#### Directions for this task:
Both the line containing "Generate a LaTeX" and the line containing "(0,0) rectangle (669,600);" are part of the range to copy, along with every line between them. Copy it exactly and leave out the pictures.

#### Provided entries:
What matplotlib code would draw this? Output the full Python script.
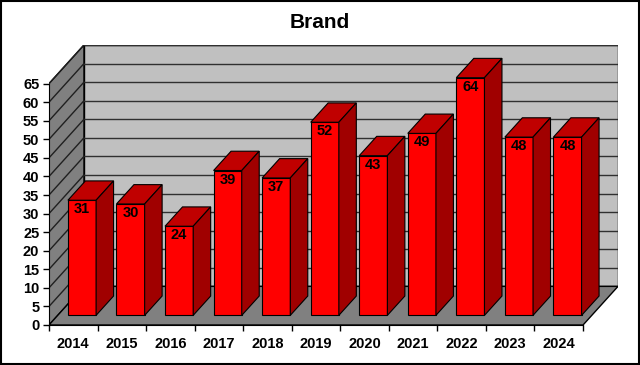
import matplotlib
matplotlib.use("Agg")
import matplotlib.pyplot as plt
from matplotlib.patches import Polygon, Rectangle

plt.rcParams['font.family'] = ['Liberation Sans', 'DejaVu Sans']

title = "Brand"
categories = ["2014", "2015", "2016", "2017", "2018", "2019", "2020", "2021", "2022", "2023", "2024"]
values = [31, 30, 24, 39, 37, 52, 43, 49, 64, 48, 48]
y_ticks = list(range(0, 70, 5))

# oblique depth offset (category units, value units)
DX, DY = 0.72, 10.4
YMAX = 65
D0, D1 = 0.25, 0.75
BW = 0.58

fig = plt.figure(figsize=(6.4, 3.65), dpi=100)
n = len(categories)
ax = fig.add_axes([49 / 640, 40 / 365, 569 / 640, 280 / 365])
ax.set_xlim(0, n + DX)
ax.set_ylim(0, YMAX + DY)
ax.patch.set_alpha(0)

wall_kw = dict(edgecolor='black', linewidth=1.0, zorder=1)
# back wall
ax.add_patch(Polygon([(DX, DY), (n + DX, DY), (n + DX, YMAX + DY), (DX, YMAX + DY)],
                     closed=True, facecolor='#C0C0C0', **wall_kw))
# side wall
ax.add_patch(Polygon([(0, 0), (DX, DY), (DX, YMAX + DY), (0, YMAX)],
                     closed=True, facecolor='#808080', **wall_kw))
# floor
ax.add_patch(Polygon([(0, 0), (n, 0), (n + DX, DY), (DX, DY)],
                     closed=True, facecolor='#808080', **wall_kw))

# gridlines
for v in y_ticks[1:]:
    ax.plot([DX, n + DX], [v + DY, v + DY], color='#303030', lw=1.0, zorder=2)
    ax.plot([0, DX], [v, v + DY], color='#202020', lw=1.0, zorder=2)

# bars
for i, v in enumerate(values):
    x0 = i + (1 - BW) / 2 + D0 * DX
    y0 = D0 * DY
    ddx = (D1 - D0) * DX
    ddy = (D1 - D0) * DY
    ek = dict(edgecolor='black', linewidth=0.8, zorder=3 + i)
    ax.add_patch(Polygon([(x0, y0), (x0 + BW, y0), (x0 + BW, y0 + v), (x0, y0 + v)],
                         closed=True, facecolor='#FF0000', **ek))
    ax.add_patch(Polygon([(x0, y0 + v), (x0 + BW, y0 + v), (x0 + BW + ddx, y0 + v + ddy),
                          (x0 + ddx, y0 + v + ddy)], closed=True, facecolor='#C00000', **ek))
    ax.add_patch(Polygon([(x0 + BW, y0), (x0 + BW + ddx, y0 + ddy), (x0 + BW + ddx, y0 + v + ddy),
                          (x0 + BW, y0 + v)], closed=True, facecolor='#A00000', **ek))
    ax.annotate(str(v), xy=(x0 + BW / 2, y0 + v), xytext=(0, -6.5), textcoords='offset points',
                ha='center', va='center', fontsize=10.5, fontweight='bold', color='black',
                zorder=20)

# axes
for s in ['top', 'right']:
    ax.spines[s].set_visible(False)
ax.spines['left'].set_bounds(0, YMAX)
ax.spines['bottom'].set_bounds(0, n)
ax.spines['left'].set_zorder(30)
ax.spines['bottom'].set_zorder(30)
ax.set_yticks(y_ticks)
ax.set_yticklabels([str(t) for t in y_ticks], fontsize=10.5, fontweight='bold')
ax.set_xticks([i + 0.5 for i in range(n)])
ax.set_xticklabels(categories, fontsize=10.5, fontweight='bold')
ax.set_xticks(list(range(n + 1)), minor=True)
ax.tick_params(axis='x', which='major', length=0, pad=9)
ax.tick_params(axis='x', which='minor', length=4, direction='out', width=1)
ax.tick_params(axis='y', length=4, direction='out', width=1, pad=3)

fig.text(0.5, 1 - 22 / 365, title, ha='center', va='center', fontsize=15, fontweight='bold')

fig.patches.append(Rectangle((0.0015, 0.003), 0.997, 0.994, transform=fig.transFigure,
                             fill=False, edgecolor='black', linewidth=1.5))

fig.savefig("out.png", dpi=100)
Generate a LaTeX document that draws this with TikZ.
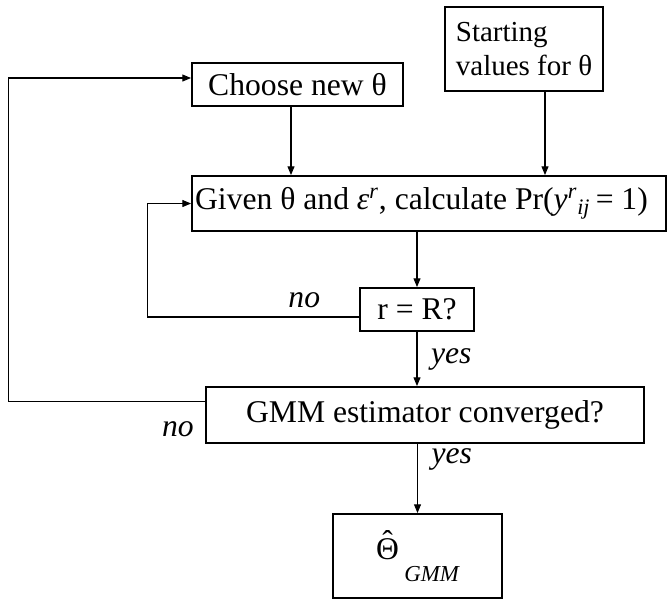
\documentclass[tikz,border=0pt]{standalone}
\usepackage{fontspec}
\setmainfont{Liberation Serif}
\usetikzlibrary{arrows.meta,positioning}

\begin{document}
\begin{tikzpicture}[x=0.02cm, y=-0.02cm,
	box/.style={draw, line width=1.1pt, inner sep=0pt, font=\fontsize{18}{19}\selectfont},
	arr/.style={line width=0.6pt, -{Triangle[length=5pt, width=4pt]}},
	lbl/.style={font=\fontsize{18}{19}\selectfont\itshape, inner sep=2pt}]
	\useasboundingbox (0,0) rectangle (669,600);
	
	%The boxes
	\node (start) [box, minimum width=3.16cm, minimum height=1.68cm, align=left, font=\fontsize{16.5}{19}\selectfont]
		at (524,49) {Starting\\values for θ};
	\node (choose) [box, minimum width=4.22cm, minimum height=0.86cm] at (297.5,84.5) {Choose new θ};
	\node (given) [box, minimum width=9.48cm, minimum height=1.1cm] at (429,203.5)
		{Given θ and \textit{ε}\textsuperscript{\textit{r}}, calculate Pr(\textit{y}\textsuperscript{\textit{r}}\textsubscript{\textit{ij}}\,= 1)\kern0.3cm};
	\node (rR) [box, minimum width=2.27cm, minimum height=0.86cm] at (417,309.5) {r = R?};
	\node (gmm) [box, minimum width=8.76cm, minimum height=1.12cm] at (425,415) {GMM estimator converged?};
	\node (theta) [box, minimum width=3.38cm, minimum height=1.68cm] at (417.5,556)
		{\accent"02C6 Θ\,\raisebox{-0.44cm}{\fontsize{13}{14}\selectfont\itshape GMM}};
	
	%Down the chart
	\draw[arr] ([xshift=0.42cm]start.south) -- ([xshift=0.42cm]start.south |- given.north);
	\draw[arr] ([xshift=-0.13cm]choose.south) -- ([xshift=-0.13cm]choose.south |- given.north);
	\draw[arr] (given.south -| rR.north) -- (rR.north);
	\draw[arr] (rR.south) -- (rR.south |- gmm.north) node (yes1) [lbl, midway, right=0.2cm] {yes};
	\draw[arr] (gmm.south -| theta.north) -- (theta.north) node (yes2) [lbl, pos=0.22, right=0.2cm] {yes};
	
	%Inner loop
	\draw[arr] ([yshift=-0.15cm]rR.west) -- ++(-211.5,0) node (no1) [lbl, pos=0.26, above=0.1cm] {no} |- (given.west);
	
	%Outer loop
	\draw[arr] ([yshift=0.27cm]gmm.west) -- ++(-196.5,0) |- ([yshift=0.13cm]choose.west);
	\node (no2) [lbl, left=0.15cm] at ([yshift=-0.28cm]gmm.west) {no};
\end{tikzpicture}
\end{document}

#### Complete answer:
Generate a LaTeX document that draws this with TikZ.
\documentclass[tikz,border=0pt]{standalone}
\usepackage{fontspec}
\setmainfont{Liberation Serif}
\usetikzlibrary{arrows.meta,positioning}

\begin{document}
\begin{tikzpicture}[x=0.02cm, y=-0.02cm,
	box/.style={draw, line width=1.1pt, inner sep=0pt, font=\fontsize{18}{19}\selectfont},
	arr/.style={line width=0.6pt, -{Triangle[length=5pt, width=4pt]}},
	lbl/.style={font=\fontsize{18}{19}\selectfont\itshape, inner sep=2pt}]
	\useasboundingbox (0,0) rectangle (669,600);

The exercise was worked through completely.